Dari data tersebut, jenis industri yang mempunyai ETPIK (Eksportir Terdaftar Industri Kehutanan) sebanyak 100 perusahaan yang tersebar di berbagai daerah di Kaltim. Namun yang paling banyak memiliki ETPIK adalah perusahaan di Samarinda sebanyak 45 perusahaan, disusul Kutai Kartanegara 17 perusahaan, dan Balikpapan 16 perusahaan. Perkembangan industri di kaltim sendiri mengalami pasang surut, yang diakibatkan oleh pola kebijakan ekonomi makro nasional maupun internasional. Salah satu sector industry andalan-diluar migas dan tambang-yang selama ini menjadi komoditas dasar kaltim adalah sector perkayuan. Hal ini memang sangat memungkinkan mengingat 60 persen dari wilayah kaltim adalah hutan. Namun seiring waktu berjalan, luas wilayah hutan kaltim semakin mengecil yang diakibatkan oleh beberapa hal, diantaranya adalah aktivitas tambang yang semakin tinggi yang beroperasi diwilayah kaltim. Menurut Kepala Kantor Pertambangan dan Energi (KPE) Samarinda, Rusdi AR, dari 718,23 km2 luas wilayah Samarinda, sebanyak 31,8 persen telah dikuasai perusahaan tambang batu bara yang izinnya diterbitkan oleh pemerintah pusat. Dari lima perusahaan tambang batu bara yang izinnya diterbitkan pusat, baik berupa izin PKP2B (Perjanjian Karya Pengusahaan Pertambangan Batu Bara) maupun KP, areal yang dipakai mencapai 22.839 hektare atau 31,8 persen dari total luas Samarinda. Ini belum termasuk izin KP local[3].

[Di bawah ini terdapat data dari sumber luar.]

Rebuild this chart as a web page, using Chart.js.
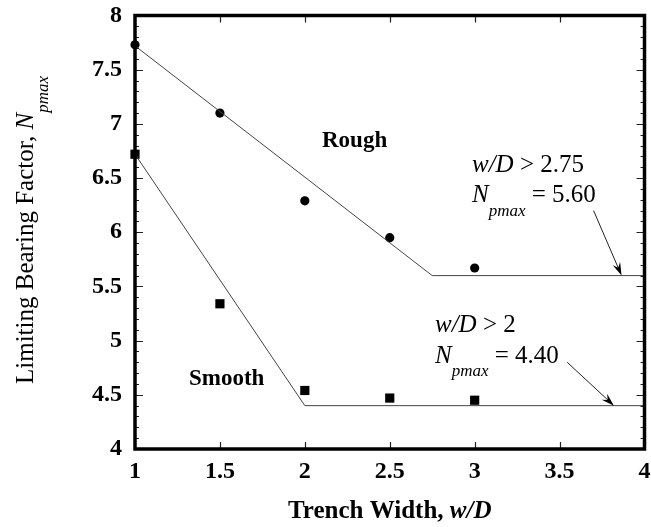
<!DOCTYPE html>
<html>
<head>
<meta charset="utf-8">
<script src="https://cdn.jsdelivr.net/npm/chart.js@4"></script>
<style>
  html, body { margin: 0; padding: 0; background: #fff; }
  canvas { display: block; }
</style>
</head>
<body>
<canvas id="c" width="651" height="527"></canvas>
<script>
// ---- data ----
const widths = [1, 1.5, 2, 2.5, 3];
const roughValues = [7.73, 7.10, 6.29, 5.95, 5.67];
const smoothValues = [6.72, 5.34, 4.54, 4.47, 4.45];
const roughFitX = [1, 2.75, 4];
const roughFitY = [7.72, 5.60, 5.60];
const smoothFitX = [1, 2, 4];
const smoothFitY = [6.72, 4.40, 4.40];
const xTicks = [1, 1.5, 2, 2.5, 3, 3.5, 4];
const xTickLabels = ['1', '1.5', '2', '2.5', '3', '3.5', '4'];
const yTicks = [4, 4.5, 5, 5.5, 6, 6.5, 7, 7.5, 8];
const yTickLabels = ['4', '4.5', '5', '5.5', '6', '6.5', '7', '7.5', '8'];
const roughArrow = { from: [3.70, 6.20], to: [3.865, 5.60] };
const smoothArrow = { from: [3.545, 4.80], to: [3.82, 4.40] };

const SERIF = '"Liberation Serif", "Times New Roman", serif';

function pts(xs, ys) { return xs.map((x, i) => ({ x: x, y: ys[i] })); }

const decor = {
  id: 'decor',
  afterDraw(chart) {
    const ctx = chart.ctx;
    const a = chart.chartArea;
    const xs = chart.scales.x, ys = chart.scales.y;
    ctx.save();

    // arrows
    function arrow(ar) {
      const x1 = xs.getPixelForValue(ar.from[0]), y1 = ys.getPixelForValue(ar.from[1]);
      const x2 = xs.getPixelForValue(ar.to[0]), y2 = ys.getPixelForValue(ar.to[1]);
      const ang = Math.atan2(y2 - y1, x2 - x1);
      const L = 13, W = 4;
      ctx.strokeStyle = '#222';
      ctx.lineWidth = 1;
      ctx.beginPath();
      ctx.moveTo(x1, y1);
      ctx.lineTo(x2 - L * 0.6 * Math.cos(ang), y2 - L * 0.6 * Math.sin(ang));
      ctx.stroke();
      ctx.fillStyle = '#000';
      ctx.beginPath();
      ctx.moveTo(x2, y2);
      ctx.lineTo(x2 - L * Math.cos(ang) + W * Math.sin(ang), y2 - L * Math.sin(ang) - W * Math.cos(ang));
      ctx.lineTo(x2 - L * 0.65 * Math.cos(ang), y2 - L * 0.65 * Math.sin(ang));
      ctx.lineTo(x2 - L * Math.cos(ang) - W * Math.sin(ang), y2 - L * Math.sin(ang) + W * Math.cos(ang));
      ctx.closePath();
      ctx.fill();
    }
    arrow(roughArrow);
    arrow(smoothArrow);

    // ticks (inside)
    ctx.strokeStyle = '#222';
    ctx.lineWidth = 1.2;
    ctx.beginPath();
    xTicks.forEach(v => {
      if (v === xs.min || v === xs.max) return;
      const px = Math.round(xs.getPixelForValue(v)) + 0.5;
      ctx.moveTo(px, a.bottom); ctx.lineTo(px, a.bottom - 7);
      ctx.moveTo(px, a.top); ctx.lineTo(px, a.top + 7);
    });
    for (let k = 41; k < 80; k++) {
      const v = k / 10;
      const major = (k % 5 === 0);
      const len = major ? 8 : 4;
      const py = Math.round(ys.getPixelForValue(v)) + 0.5;
      ctx.moveTo(a.left, py); ctx.lineTo(a.left + len, py);
      ctx.moveTo(a.right, py); ctx.lineTo(a.right - len, py);
    }
    ctx.stroke();

    // frame
    ctx.strokeStyle = '#000';
    ctx.lineWidth = 3.5;
    ctx.strokeRect(a.left, a.top, a.right - a.left, a.bottom - a.top);

    // text helpers
    ctx.fillStyle = '#000';
    ctx.textBaseline = 'alphabetic';
    ctx.textAlign = 'left';
    function put(text, font, x, y) {
      ctx.font = font;
      ctx.fillText(text, x, y);
      return x + ctx.measureText(text).width;
    }

    // labels
    put('Rough', 'bold 23px ' + SERIF, 322, 147);
    put('Smooth', 'bold 23px ' + SERIF, 189, 385);

    // rough annotation
    let x = put('w/D', 'italic 25px ' + SERIF, 472, 172);
    put(' > 2.75', '25px ' + SERIF, x, 172);
    x = put('N', 'italic 25px ' + SERIF, 472, 202);
    x = put('pmax', 'italic 17px ' + SERIF, x, 216);
    put(' = 5.60', '25px ' + SERIF, x, 202);

    // smooth annotation
    x = put('w/D', 'italic 25px ' + SERIF, 435, 332);
    put(' > 2', '25px ' + SERIF, x, 332);
    x = put('N', 'italic 25px ' + SERIF, 435, 363);
    x = put('pmax', 'italic 17px ' + SERIF, x, 376);
    put(' = 4.40', '25px ' + SERIF, x, 363);

    // x title
    ctx.font = 'bold 25px ' + SERIF;
    const t1 = 'Trench Width, ';
    const w1 = ctx.measureText(t1).width;
    ctx.font = 'bold italic 25px ' + SERIF;
    const w2 = ctx.measureText('w/D').width;
    let sx = (a.left + a.right) / 2 - (w1 + w2) / 2;
    sx = put(t1, 'bold 25px ' + SERIF, sx, 518);
    put('w/D', 'bold italic 25px ' + SERIF, sx, 518);

    // y title (rotated)
    ctx.font = '25px ' + SERIF;
    const y1t = 'Limiting Bearing Factor, ';
    const yw1 = ctx.measureText(y1t).width;
    ctx.font = 'italic 25px ' + SERIF;
    const yw2 = ctx.measureText('N').width;
    ctx.font = 'italic 17px ' + SERIF;
    const yw3 = ctx.measureText('pmax').width;
    const total = yw1 + yw2 + yw3;
    ctx.translate(33, 230 + total / 2);
    ctx.rotate(-Math.PI / 2);
    let tx = put(y1t, '25px ' + SERIF, 0, 0);
    tx = put('N', 'italic 25px ' + SERIF, tx, 0);
    put('pmax', 'italic 17px ' + SERIF, tx, 15);

    ctx.restore();
  }
};

new Chart(document.getElementById('c'), {
  type: 'scatter',
  data: {
    datasets: [
      {
        label: 'Rough fit', type: 'line', data: pts(roughFitX, roughFitY),
        borderColor: '#444', borderWidth: 1, pointRadius: 0, fill: false, tension: 0, clip: false
      },
      {
        label: 'Smooth fit', type: 'line', data: pts(smoothFitX, smoothFitY),
        borderColor: '#444', borderWidth: 1, pointRadius: 0, fill: false, tension: 0, clip: false
      },
      {
        label: 'Rough', data: pts(widths, roughValues),
        pointStyle: 'circle', pointRadius: 4.6, backgroundColor: '#000', borderColor: '#000', borderWidth: 0, clip: false
      },
      {
        label: 'Smooth', data: pts(widths, smoothValues),
        pointStyle: 'rect', pointRadius: 6.5, backgroundColor: '#000', borderColor: '#000', borderWidth: 0, clip: false
      }
    ]
  },
  options: {
    responsive: false,
    animation: false,
    events: [],
    layout: { padding: { top: 15.5, right: 3, left: 0, bottom: 0 } },
    plugins: { legend: { display: false }, tooltip: { enabled: false } },
    scales: {
      x: {
        type: 'linear', min: 1, max: 4,
        afterBuildTicks(s) { s.ticks = xTicks.map(v => ({ value: v })); },
        afterFit(s) { s.height = 78; s.paddingLeft = 0; s.paddingRight = 0; },
        grid: { display: false, drawTicks: false },
        border: { display: false },
        ticks: {
          color: '#000', font: { family: SERIF, size: 24, weight: 'bold' }, padding: 8, maxRotation: 0, autoSkip: false,
          callback: (v) => xTickLabels[xTicks.indexOf(v)]
        }
      },
      y: {
        type: 'linear', min: 4, max: 8,
        afterBuildTicks(s) { s.ticks = yTicks.map(v => ({ value: v })); },
        afterFit(s) { s.width = 135; s.paddingTop = 0; s.paddingBottom = 0; },
        grid: { display: false, drawTicks: false },
        border: { display: false },
        ticks: {
          color: '#000', font: { family: SERIF, size: 24, weight: 'bold' }, padding: 13, autoSkip: false,
          callback: (v) => yTickLabels[yTicks.indexOf(v)]
        }
      }
    }
  },
  plugins: [decor]
});
</script>
</body>
</html>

Sektor industri lokal di Kalimantan Timur sampai hari ini belum memberikan kontribusi yang begitu signifikan terhadap pembangunan ekonomi daerah. Hal itu dikarenakan sektor industri kita sangat lemah baik itu dalam hal teknologi, kapasitas produksi dan kemampuannya untuk bersaing dengan industri asing. Disamping itu, sektor industri lokal Kaltim juga tidak memiliki platform kerakyatan, yakni sebagai penopang utama bagi kesejahteraan rakyat, melainkan berplatform kapitalism atau ambil untung saja tanpa pertimbangan pembangunan segala bidang yang berkelanjutan (suistanable Development). Kekayaan alam Kaltim, terutama disektor tambang minyak, batu bara dan gas, tidak mampu dimanfaatkan secara optimal oleh industri lokal.
Malah perusahaan-perusahaan asinglah-lah yang memanfaatkannya melalui TNC-MNC, yang banyak melakukan eksploitasi terhadap kekayaan alam Kaltim yang tentu saja hasil dan keuntungannya tidak sepenuhnya untuk kepentingan rakyat Kaltim sendiri, melainkan Negara-negara maju pemilik peusahaan-perusahaan tersebut. Sejak zaman Orde Baru, strategi pembangunan ekonomi yang digunakan sama sekali tidak menyesuaikan diri dengan formulasi kebutuhan pokok masyarakat. Deretan panjang industri yang dikembangkan, mulai dari otomotif, persenjataan hingga pesawat terbang, memperlihatkan betapa terobsesinya kita mengikuti Negara-negara maju yang jauh lebih berkembang. Rata-rata industry yang dikembangkan dizaman Orde Baru, sama sekali tidak sesuai dengan kebutuhan pokok masyarakat pada umumnya.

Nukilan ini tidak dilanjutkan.